The theme of this year’s meeting was “social cohesion”, to which President Evo Morales challenged fellow leaders to begin with “presidential cohesion” by joining together under a new economic model.

Speaking before the heads of state on Saturday, the Bolivian president called on governments to create a new economic model that rejects the neo-liberal system.

Morales recalled his country’s favorable economic situation since nationalizing its hydrocarbon sector. He identified new governmental programs made possible with Bolivia's new found wealth, including the "Juancito Pinto" for school-aged children, the “Dignity” pension for elderly Bolivians, as well as the Productive Development Bank (BDP) to grant low interest, micro-credit loans.

"Everything comes through nationalization, the modification of the Hydrocarbons Law. If that's [our] experience, we must abandon the neo-liberal model," reiterated Morales.

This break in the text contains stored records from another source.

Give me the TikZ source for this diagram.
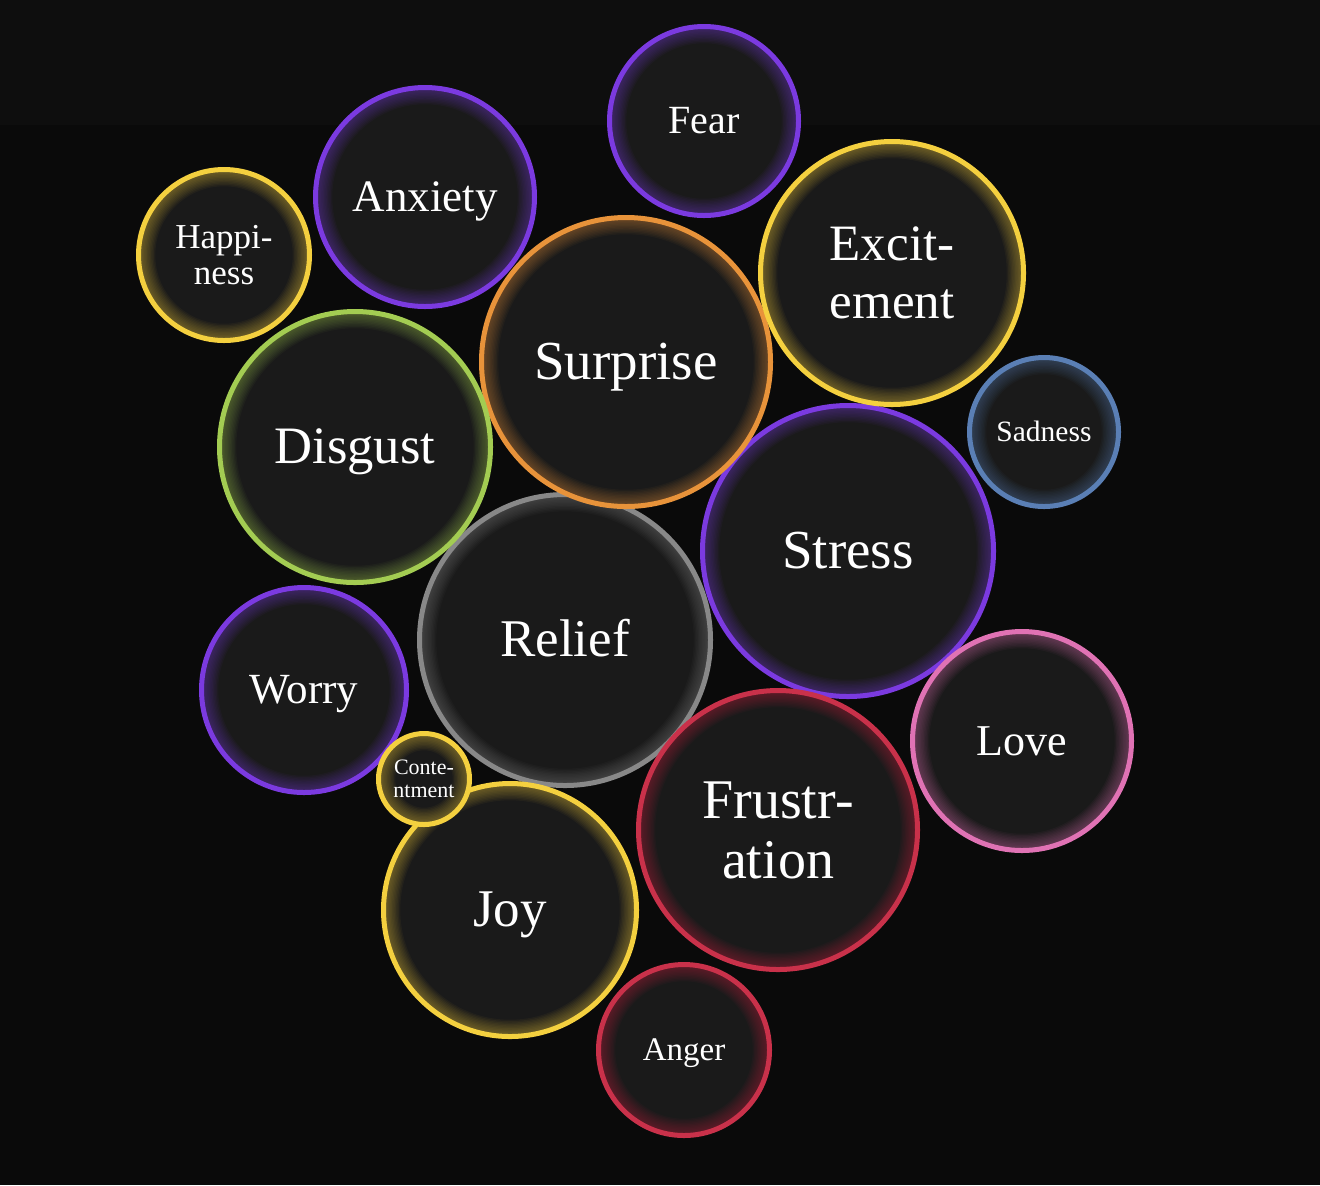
\documentclass[tikz,border=0pt]{standalone}
\usepackage{fontspec}
\setmainfont{Liberation Serif}
\usepackage{xcolor}
\usepackage{tikz}
\usetikzlibrary{positioning}
\definecolor{pageBg}{HTML}{0a0a0a}
\definecolor{pageTop}{HTML}{0e0e0e}
\definecolor{bubFill}{HTML}{1a1a1a}
\definecolor{emoPurple}{HTML}{7b3ae0}
\definecolor{emoYellow}{HTML}{f4d03f}
\definecolor{emoOrange}{HTML}{e8933a}
\definecolor{emoGreen}{HTML}{a3cc52}
\definecolor{emoBlue}{HTML}{5a7fb5}
\definecolor{emoGray}{HTML}{888888}
\definecolor{emoPink}{HTML}{e072b4}
\definecolor{emoRed}{HTML}{c9314a}
\newcommand{\fsz}[2]{\fontsize{#1}{#2}\selectfont}

\begin{document}
\begin{tikzpicture}[x=0.5pt, y=-0.5pt,
  bub/.style 2 args={circle, inner sep=0pt, minimum size=#2pt, fill=bubFill, draw=#1, line width=2.5pt, text=white, align=center,
    path picture={\foreach \k in {1,...,12}{\draw[#1, opacity=0.045, line width=\k*1.4pt] (path picture bounding box.center) circle (#2/2*1pt);}}},
  oneline/.style={font=\fsz{#1}{#1}, text height=0.84*#1pt, text depth=0.2*#1pt}]
% page
\fill[pageBg] (0,0) rectangle (1320,1185);
\fill[pageTop] (0,0) rectangle (1320,125);
\useasboundingbox (0,0) rectangle (1320,1185);
% bubbles, later ones on top
\node[bub={emoGray}{145.5}, oneline=26.5] (relief) at (565,640) {Relief};
\node[bub={emoPurple}{145.5}, oneline=27.5] (stress) at (848,551) {Stress};
\node[bub={emoRed}{139.5}, font=\fsz{28}{30}] (frustration) at (778,830) {Frustr-\\ation};
\node[bub={emoPink}{109.5}, oneline=22] (love) at (1022,741) {Love};
\node[bub={emoOrange}{144.5}, oneline=27.5] (surprise) at (626,362) {Surprise};
\node[bub={emoGreen}{135.5}, oneline=26.3] (disgust) at (355,447) {Disgust};
\node[bub={emoYellow}{131.5}, font=\fsz{25.5}{29}] (excitement) at (892,273) {Excit-\\ement};
\node[bub={emoPurple}{109.5}, oneline=22.5] (anxiety) at (425,197) {Anxiety};
\node[bub={emoPurple}{94.5}, oneline=20] (fear) at (704,121) {Fear};
\node[bub={emoYellow}{85.5}, font=\fsz{17.5}{18}] (happiness) at (224,255) {Happi-\\ness};
\node[bub={emoBlue}{74.5}, oneline=14.75] (sadness) at (1044,432) {Sadness};
\node[bub={emoPurple}{102.5}, oneline=21.5] (worry) at (304,690) {Worry};
\node[bub={emoYellow}{126.5}, oneline=26.5] (joy) at (510,910) {Joy};
\node[bub={emoRed}{85.5}, oneline=16.5] (anger) at (684,1050) {Anger};
\node[bub={emoYellow}{45.5}, font=\fsz{11}{11.5}] (contentment) at (424,779) {Conte-\\ntment};
\end{tikzpicture}
\end{document}
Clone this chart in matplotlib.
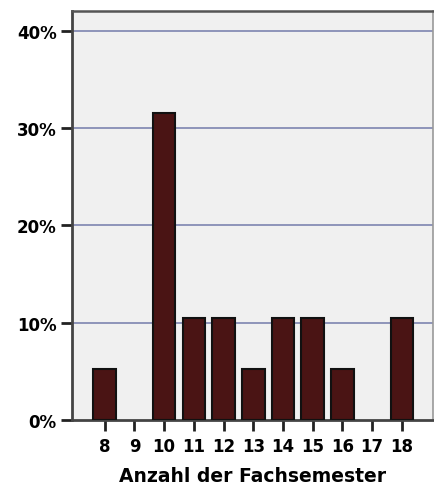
import matplotlib
matplotlib.use("Agg")
import matplotlib.pyplot as plt
from matplotlib.ticker import FuncFormatter

# Anzahl der Fachsemester (n = 19)
semester = [8, 9, 10, 11, 12, 13, 14, 15, 16, 17, 18]
prozent = [5.26, 0, 31.58, 10.53, 10.53, 5.26, 10.53, 10.53, 5.26, 0, 10.53]
yticks = [0, 10, 20, 30, 40]

fig = plt.figure(figsize=(4.34, 4.89), dpi=100)
ax = fig.add_axes([0.166, 0.139, 0.832, 0.836])
ax.set_facecolor("#f0f0f0")

# leere Kategorien nicht zeichnen (sonst sieht man die Randlinie)
xs = [s for s, p in zip(semester, prozent) if p > 0]
ps = [p for p in prozent if p > 0]
ax.bar(xs, ps, width=0.76, color="#4a1414", edgecolor="#111111", linewidth=1.5, zorder=3)

for y in yticks[1:]:
    ax.axhline(y, color="#7d85b0", linewidth=1.2, zorder=1)

ax.set_xlim(6.9, 19.05)
ax.set_ylim(0, 42)
ax.set_xticks(semester)
ax.set_yticks(yticks)
ax.yaxis.set_major_formatter(FuncFormatter(lambda v, p: "%d%%" % v))

for lab in ax.get_xticklabels() + ax.get_yticklabels():
    lab.set_fontweight("bold")
    lab.set_fontsize(12)
ax.tick_params(axis="both", direction="out", length=8, width=2, color="#222222", pad=3)
ax.tick_params(axis="x", pad=4)

ax.spines["left"].set_color("#444444")
ax.spines["left"].set_linewidth(2)
ax.spines["bottom"].set_color("#444444")
ax.spines["bottom"].set_linewidth(2)
ax.spines["top"].set_color("#555555")
ax.spines["top"].set_linewidth(1.8)
ax.spines["right"].set_color("#999999")
ax.spines["right"].set_linewidth(1.2)

ax.set_xlabel("Anzahl der Fachsemester", fontsize=13.5, fontweight="bold", labelpad=8)

fig.savefig("out.png", dpi=100)
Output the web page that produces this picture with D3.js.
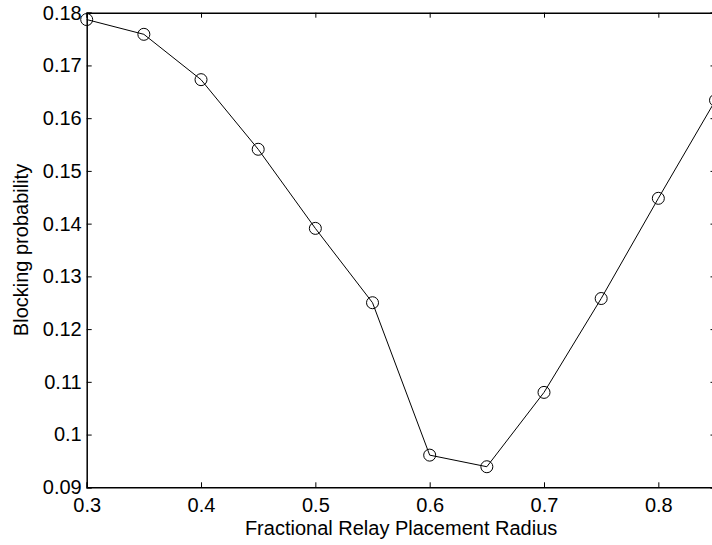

In line with Morales’ call for abandoning the neo-liberal model and the meeting’s theme of social cohesion, Presidents Hugo Chavez of Venezuela, Rafael Correa of Ecuador, and Cuban Vice President Carlos Lage indicated the impossibility of imagining social cohesion under U.S.-style capitalism, as all three condemned imperialism.

At the beginning of the summit, Chavez - whose speech exceeded the five-minute limit by 21 minutes - proposed a discussion of “transformation towards a just society, towards social justice,"; an idea he believed more useful than "social cohesion".

Yet, the summit’s diplomatic tone took a severe turn on Saturday when President Chavez called former Spanish Prime Minister Jose Maria Aznar a "fascist". Aznar, a conservative and close ally of President George W. Bush, backed the US-led war in Iraq.

The outburst came during the speech of Spain’s current prime ministe, José Luis Rodriguez Zapatero, who defended the former prime minister by stating that Aznar was “democratically elected by the Spanish people and was a legitimate representative of the Spanish people."

Despite his microphone being turned off, Chavez repeatedly tried to interrupt Zapatero, until Spain’s King Juan Carlos leaned forward, pointing his finger at Chavez and said, "Why don't you shut up?"

When Nicaragua’s President Ortega joined in, criticizing the Spanish embassy for interfering in Nicaraguan politics, King Carlos stood up and left the summit leaving Chilean president, Michelle Bachelet, to intervene and restore order.

King Juan Carlos, a descendant of Queen Victoria of the United Kingdom, Louis XIV of France and Emperor Charles V, was named heir to the throne by dictator Francisco Franco, who skipped a generation to name the prince his personal successor.

Some 79 million people, or 14.7 percent of the population within Latin America, live in extreme poverty, according to the UN Economic Commission for Latin America and the Caribbean. Spain’s per capita income is $27,950.

The annual summit has been organized by the Ibero-American Community of Nations since 1991. The next summit will be held in El Salvador.